Most of what I do all day is in the loose category known as operations research.  This is an interesting sort of research that typically starts with a question, and then involves gathering qualitative and quantitative data until you get a hypothesis.  Adjustments are made until you get going in the right direction, which is normally related to either getting more of a good thing or less of a bad thing…or often both.

This is my favorite type of research for any field for a variety of reasons: it’s practical, it helps people, it tends to cut through feelings and deals with facts, and it leaves room for people to be surprised.   
The downside is that the questions are often complex and the answers multi-dimensional.  That’s why good research of this kind is so darn impressive.  I read a great article today about Jacqueline Campbell and her work to reduce domestic homicide.  She started with a complex problem, and worked both forward and backwards until she came up with something that worked.  Working backwards, she went deep in to the statistics to figure out which situations were the most likely to result in homicide, and then trained the front end responders how to reach out to those who were at the most risk.  While she will not claim credit, it is noted that  the state where she implemented this program (Maryland) has cut their domestic homicide rate in half.  
Domestic violence is an issue that can very easily get mired down in politics and emotion, so it’s interesting to note that this is one of the few programs that is getting bipartisan support.  That’s such a good outcome when somebody actually pragmatically addresses an issue rather than just catering to their own pet theories.
To note: starting research with a goal in mind is beneficial only when it’s not a guise to push an agenda.  It’s only good if you really don’t know how to get there.   I feel this is research at it’s best, research that actually helps a real world problem.  I have nothing against research that helps us see the world in new ways, but my practicality bias is probably why I did engineering and not theoretical physics.  It takes all types, I just wish more would focus on the “how do we get there” type questions.

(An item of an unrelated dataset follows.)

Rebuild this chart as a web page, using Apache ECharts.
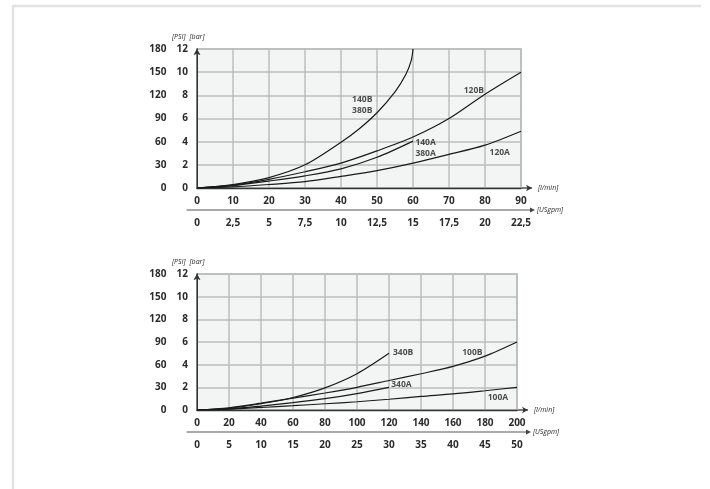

The rise of the datasexual

Datasexual…apparently it’s a thing.

Sometimes I worry that’s what I might become…obsessed with my own personal data, quantifying myself until there’s nothing left that can’t be counted.  I already have an embarrassing number of spreadsheets in google docs dedicated to tracking all sorts of things in my life….7 I’m currently updating regularly.

Normally, my love for efficiency saves me though.  In healthcare, there’s a pretty unending stream of data, so we’ve had to learn how to sort through to what’s useful.  If you don’t know how you’ll use it immediately, or at least have a very large hunch, we don’t collect it.

If efficiency doesn’t work as a motivator, I figure that’s a sign I need to get outside.  Good thing I have a dog to remind me to do that.

In case you’re curious, on a sunny day like today, he’ll walk for an average of 24.6 minutes, with a standard deviation of 3.3, highly dependent on whether or not we see the UPS guy go by.  He HATES the UPS guy.

Paranoia is just good sense if people really are out to get you

Yesterday I posted about retractions in scientific journals, and the assertion that they are going up.  I actually woke up this morning thinking about that study, and wishing I could see more data on how it’s changed year to year (yes, I’m a complete nerd…but what do you ponder while brushing your teeth????).  Anyway, that brought to mind a post I did a few weeks ago, on how conservatives trust in the scientific community has gone steadily down.

It occurred to me that if you superimposed the retraction rate of various journals over the trust in the scientific community rates, it could actually be an interesting picture.   It turns out PubMed actually has a retraction rate by year available here.  For purposes of this graph I figured that would be a representative enough sample.

I couldn’t find the raw numbers for the original public trust study, so these are eyeballed from the original graph in blue, with the exact numbers from the PubMed database in green.  
So it looks like a decreasing trust in the scientific community may actually be a rational thing*.  
It’s entirely possible, by the way, that the increased scrutiny of the internet led to the higher retraction rate…but that would still have given people more reasons not to blindly trust.  As the title of this post suggests, skepticism isn’t crazy if you actually should be skeptical.
Speaking of trust, I obviously had to manipulate the axes a bit to get this all to fit.  Still not sure I got it quite right, but if anyone wants to check my work, the raw data for the retraction rate is here and the data for the public trust study is here.  These links are included earlier as well, just wanted to be thorough.  
*Gringo requested that I run the correlation coefficients.  Conservatives r = -0.81 Liberals r = 0.52 Moderates r = 0.  I can’t stand by these numbers since my data points were all estimates based on the original chart, but they should be about correct.

Bad data vs False Data

We here at Bad Data Bad would like to note that when we pick studies to criticize, we operate under the assumption that what the studies actually published are accurate, and that most of the mistakes are made in the interpretation or the translation of those findings in to news.

This article from the New York Times last week reminds us that this may not always be a good assumption.

A few fabricated papers have managed to make news headlines over the past few years….the Korean researcher who said he’d cloned a stem cell….the UConn researcher who falsified data in a series of papers on the health benefits of red wine….and a Dutch social scientist who faked entire experiments to get his data.

This is where the scientific principle of replication is supposed to step in, and why it’s always a decent idea to withhold judgement until somebody else can find the same thing the first study did.  Without that, it’s nearly impossible to know if someone falsified their data, without people in their own lab blowing the whistle.

If you’re curious about these retractions, the Retraction Watch blog is a pretty good source for papers that get yanked.